Microphones on podiums often are right in front of the speaker’s face. You are moving side to side and even behind the speaker to find an angle to not just get rid of the microphone, but sometimes teleprompters and things like flower arrangements.
|Nikon D4, 28-300mm, ISO 11,400, ƒ/5.6, 1/250 [Moved to the side to eliminate the problem with the teleprompter and microphone.]|
Those are just the things between the camera and subject and then you have to contend with a background. Often you are trying to move to keep things from growing out the head of the speaker or looking like they are being impaled by something.
|Nikon D4, 28-300mm, ISO 6400, ƒ/5.6, 1/250 [Found another spot to get a clean shot of the speaker]|
|Nikon D4, 28-300mm. ISO 12,800, ƒ/5.6, 1/250 [I am using the plants around the stage as a way to frame the subject.]|
Off the stage and informal
My favorite shots at meetings are never from the stage but the small conversations at receptions or just in the halls outside the meetings. This is where you see relationships.
|Nikon D4, 14-24mm, ISO 11,400, ƒ/3.5, 1/200 [I came in close to show this moment and used a shallow depth-of-field to keep the focus on the foreground of the two people.]|
I think we all so want of a good relationship in our life that we enjoy seeing other relationships as well. We hope to learn something from them and appreciate them. I believe the reason we are here on this earth is for relationship and that our DNA makeup has us pursuing this every day of our lives.
|Nikon D4, 28-300mm, ISO 12,800, ƒ/8, 1/250 [Here I wanted to show the ladies listening to their friend and so I used ƒ/8 for a little more depth-of-field.]|
Capturing people in relationships of all kinds I believe is the core value of the human race. We celebrate strong relationships through marriages and parties. We punish those who destroy relationships that steal or even kill another. However, even in these situations we can be brought to tears when relationships are restored.
|Nikon D4, 85mm, ISO 1,100, ƒ/1.4, 1/250 [Here I wanted to isolate the subject so I used the 85mm @ ƒ/1.4 for a shallow depth-of-field.]|
Showing how people are engaged is one way to capture those relationships. Another thing is to show how interesting a person is and this can be done by isolating the subject. It is the mixing of all these different lenses, ƒ-stops and compositions that help me bring more impact to the moment.
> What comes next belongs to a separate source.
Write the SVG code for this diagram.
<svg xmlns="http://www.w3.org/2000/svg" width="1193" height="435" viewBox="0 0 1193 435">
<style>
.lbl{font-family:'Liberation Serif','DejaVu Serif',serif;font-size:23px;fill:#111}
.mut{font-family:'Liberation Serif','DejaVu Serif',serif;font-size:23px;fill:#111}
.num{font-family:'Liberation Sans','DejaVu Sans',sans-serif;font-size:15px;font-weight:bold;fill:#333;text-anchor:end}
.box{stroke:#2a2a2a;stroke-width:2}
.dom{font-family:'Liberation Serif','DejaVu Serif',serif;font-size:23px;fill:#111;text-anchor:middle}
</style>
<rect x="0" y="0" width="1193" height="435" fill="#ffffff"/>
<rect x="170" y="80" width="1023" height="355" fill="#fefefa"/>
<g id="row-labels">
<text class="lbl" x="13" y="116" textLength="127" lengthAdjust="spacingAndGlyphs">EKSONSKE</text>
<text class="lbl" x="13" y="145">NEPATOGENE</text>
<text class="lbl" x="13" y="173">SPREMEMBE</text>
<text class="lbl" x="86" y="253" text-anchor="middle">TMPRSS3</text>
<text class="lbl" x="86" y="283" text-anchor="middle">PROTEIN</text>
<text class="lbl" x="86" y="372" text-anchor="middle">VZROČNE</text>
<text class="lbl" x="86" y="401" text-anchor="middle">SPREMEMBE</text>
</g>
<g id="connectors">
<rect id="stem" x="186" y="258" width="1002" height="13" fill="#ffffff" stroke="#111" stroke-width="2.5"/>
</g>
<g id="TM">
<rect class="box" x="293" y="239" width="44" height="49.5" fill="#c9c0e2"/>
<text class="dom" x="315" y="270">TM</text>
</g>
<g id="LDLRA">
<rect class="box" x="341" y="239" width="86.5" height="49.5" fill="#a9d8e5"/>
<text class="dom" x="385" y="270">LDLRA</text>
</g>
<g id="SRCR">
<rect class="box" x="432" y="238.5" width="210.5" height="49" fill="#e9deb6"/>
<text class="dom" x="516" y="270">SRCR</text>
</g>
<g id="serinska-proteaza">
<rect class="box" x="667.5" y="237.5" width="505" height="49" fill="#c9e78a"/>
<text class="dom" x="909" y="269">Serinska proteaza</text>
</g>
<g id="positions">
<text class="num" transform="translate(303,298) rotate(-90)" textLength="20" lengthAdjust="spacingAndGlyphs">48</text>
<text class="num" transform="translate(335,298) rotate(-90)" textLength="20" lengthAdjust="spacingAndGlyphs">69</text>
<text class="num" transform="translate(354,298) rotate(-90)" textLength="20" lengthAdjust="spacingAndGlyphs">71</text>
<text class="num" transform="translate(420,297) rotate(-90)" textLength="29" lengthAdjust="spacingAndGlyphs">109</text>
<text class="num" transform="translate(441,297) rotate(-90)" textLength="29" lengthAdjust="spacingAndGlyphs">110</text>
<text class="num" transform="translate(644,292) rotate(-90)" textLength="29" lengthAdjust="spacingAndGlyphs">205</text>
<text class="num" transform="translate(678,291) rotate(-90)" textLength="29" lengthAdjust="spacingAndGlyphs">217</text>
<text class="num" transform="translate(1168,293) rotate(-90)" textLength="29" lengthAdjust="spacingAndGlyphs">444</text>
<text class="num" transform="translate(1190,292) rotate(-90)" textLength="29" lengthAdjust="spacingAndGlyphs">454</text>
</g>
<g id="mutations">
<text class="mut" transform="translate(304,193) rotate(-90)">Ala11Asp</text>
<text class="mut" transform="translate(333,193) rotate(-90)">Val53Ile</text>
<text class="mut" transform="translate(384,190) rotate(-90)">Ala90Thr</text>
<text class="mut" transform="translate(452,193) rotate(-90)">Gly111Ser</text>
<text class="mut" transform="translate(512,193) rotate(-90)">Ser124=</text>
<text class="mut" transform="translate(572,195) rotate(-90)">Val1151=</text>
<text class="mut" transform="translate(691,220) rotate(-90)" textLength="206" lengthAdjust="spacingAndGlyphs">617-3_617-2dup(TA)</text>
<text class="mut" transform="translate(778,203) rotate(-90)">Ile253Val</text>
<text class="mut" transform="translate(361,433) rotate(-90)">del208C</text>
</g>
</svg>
While I have chosen sometimes to go wide and other times to isolate, notice how even with their differences of nuance they still have you focused on a relationship.
The reason I think photography is so powerful as compared to words—it has the power to capture the essence in relationships.
My tip to you is to hire photographers who value relationships and to take the time when we photograph people to honor the importance of this by picking the right moments using composition and lighting to celebrate humanity.
I don’t want to be a fly on the wall—I want a relationship with those in the photo. My goal is to develop friendships for myself and to connect others to those people.